A textbook Fisher-Yates (Knuth) shuffle. Starting from the last element and working toward index 1, a uniform random index j in [0, i+1) is chosen and x[i] is swapped with x[j]. Because _randbelow is unbiased every permutation is equally likely. The Python 2 variant that accepted a custom RNG function (random=) was removed in 3.11; callers that need a seeded shuffle should pass a Random instance and call instance.shuffle(x) directly.

gauss polar form Box-Muller transform (lines 471 to 620)

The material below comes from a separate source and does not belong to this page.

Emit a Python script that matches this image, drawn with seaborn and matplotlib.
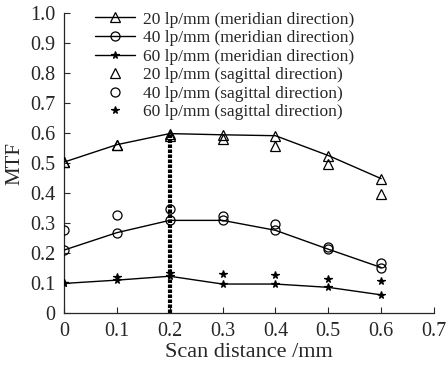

cpython 3.14 @ ab2d84fe1023/Lib/random.py#L471-620 ↗

def gauss(self, mu=0.0, sigma=1.0):
    """Gaussian distribution.

    mu is the mean, and sigma is the standard deviation.
    """
    # Uses Kinderman and Monahan method.
    # Reference: Kinderman, A.J. and Monahan, J.F., "Computer
    # generation of random variables using the ratio of uniform deviates",
    # ACM Trans Math Software, 3(3), pp257-260, 1977.
    random = self.random
    z = self.gauss_next
    self.gauss_next = None
    if z is None:
        x2pi = random() * TWOPI
        g2rad = _sqrt(-2.0 * _log(1.0 - random()))
        z = _cos(x2pi) * g2rad
        self.gauss_next = _sin(x2pi) * g2rad
    return mu + z * sigma

The polar form of the Box-Muller transform generates two independent standard-normal samples from two uniform random values. One sample is returned immediately; the other is stored in self.gauss_next and consumed on the next call. This halves the number of calls to random() and avoids the rejection loop of the true polar method. The gauss_next cache means gauss is not thread-safe; use normalvariate for thread-safe normal-distribution sampling (it pays the rejection loop cost instead).